Rz. 97
Will ein Eigentümer seine vermietete Eigentumswohnung verkaufen, so ist bei der Vorbereitung des notariellen Kaufvertrags zu überprüfen, ob dem Mieter das gesetzliche Vorkaufsrecht nach § 577 BGB zusteht. Bestand der Mietvertrag bereits vor der Aufteilung des Grundstücks in Wohnungseigentum, steht dem Mieter sein gesetzliches Mietervorkaufsrecht zu. War jedoch das Grundstück zum Zeitpunkt des Mietvertragsabschlusses bereits in Wohnungseigentum aufgeteilt, steht dem Mieter das gesetzliche Mietervorkaufsrecht nach § 577 BGB nicht zu.
Der BGH entschied zum Vorkaufsrecht des Mieters bei dem Verkauf eines ungeteilten Mietshauses, dass das Vorkaufsrecht des Mieters gem. § 577 Abs. 1 BGB dann grundsätzlich nicht entsteht, wenn ein mit einem Mehrfamilienhaus bebautes Grundstück verkauft wird und erst die Erwerber durch Teilungsvereinbarung gem. § 3 WEG Wohnungseigentum begründen. Dies gilt in der Regel auch dann, wenn die Erwerber beabsichtigen, die neu geschaffenen Einheiten jeweils selbst zu nutzen.
Rz. 98
Das gesetzliche Vorkaufsrecht des Mieters nach § 577 BGB ist lediglich ein schuldrechtliches Vorkaufsrecht.
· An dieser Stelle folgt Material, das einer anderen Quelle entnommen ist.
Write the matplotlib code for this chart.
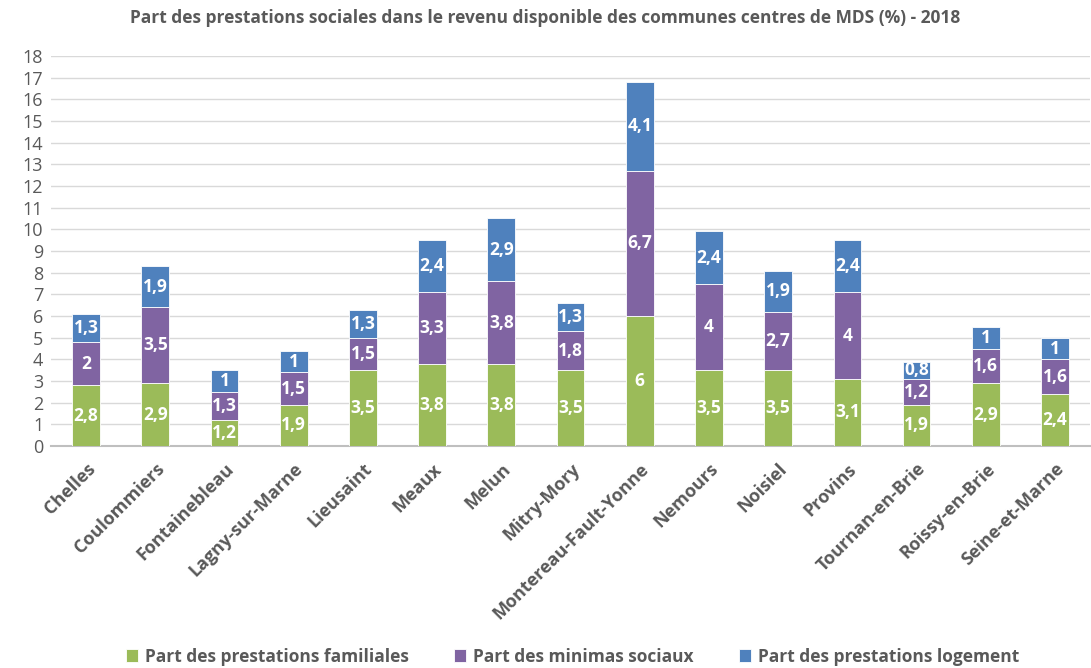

Das Grundbuchamt verlangt daher zur Erledigung des Eigentumsumschreibungsantrages keine Nachweise darüber, wer Mieter der Wohnung ist. Ebenso wenig verlangt des Grundbuchamt Nachweise über einen etwa vom Mieter erklärten Verzicht auf die Ausübung seines Vorkaufsrechts oder darüber, dass die zweimonatige Frist nach Zugang der Mitteilung des wirksamen Vertrags beim Mieter mit der Anfrage zur Ausübung des Vorkaufsrechts in Gang gesetzt und verstrichen ist. Das Mietervorkaufsrecht sperrt das Grundbuch also nicht. Missachtet der Verkäufer jedoch das Mietervorkaufsrecht, macht er sich gegenüber dem Mieter schadenersatzpflichtig.
Rz. 99
Verkauft der Verkäufer seine Eigentumswohnung an eine Person, die nicht Mieter der vertragsgegenständlichen Eigentumswohnung ist, wirkt das Mietervorkaufsrecht dem Käufer gegenüber nicht wie ein dingliches Vorkaufsrecht. Ein dingliches Vorkaufsrecht wirkt Dritten gegenüber wie eine Vormerkung zur Sicherung des durch die Ausübung des Rechts entstehenden Anspruchs auf Übertragung des Eigentums, § 1098 Abs. 2 BGB.
Rz. 100
Wenn der Notar zur Einholung der Mietervorkaufsrechtsverzichtserklärung erfolgreich tätig werden soll, genügt es nicht, wenn die Vertragsparteien ihn im Kaufvertrag nur allgemein mit einer Vollmacht zur Durchführung des Vertrags beauftragen. Der Notar muss vielmehr durch eine Spezialvollmacht ausdrücklich bevollmächtigt werden. Die Spezialvollmacht kann im Kaufvertrag mit beurkundet werden, sodass die Vollmacht auf den Notar dem Mieter durch eine Ausfertigung (§ 47 BeurkG) nachzuweisen ist. Nur die Ausfertigung, nicht die beglaubigte Abschrift beweist den Bestand der Vollmacht.
Rz. 101
Sollte der Mieter sein Vorkaufsrecht ausüben, bleibt der Anspruch des Käufers auf Verschaffung des Eigentums gegen den Verkäufer bestehen. Dem Verkäufer ist es aber unmöglich, die Eigentumswohnung an den Käufer zu übereignen und zugleich auch dieselbe Eigentumswohnung dem das Vorkaufsrecht ausübenden Mieter zu übereignen. Deshalb wird in der notariellen Praxis entweder ein Rücktrittsrecht der Parteien vereinbart. Auch ein automatisches Erlöschen der gegenseitigen Leistungspflichten für den Fall der wirksamen Ausübung des Vorkaufsrechts kommt in Betracht sowie eine Kombination von Rücktrittsrecht und automatischem Erlöschen.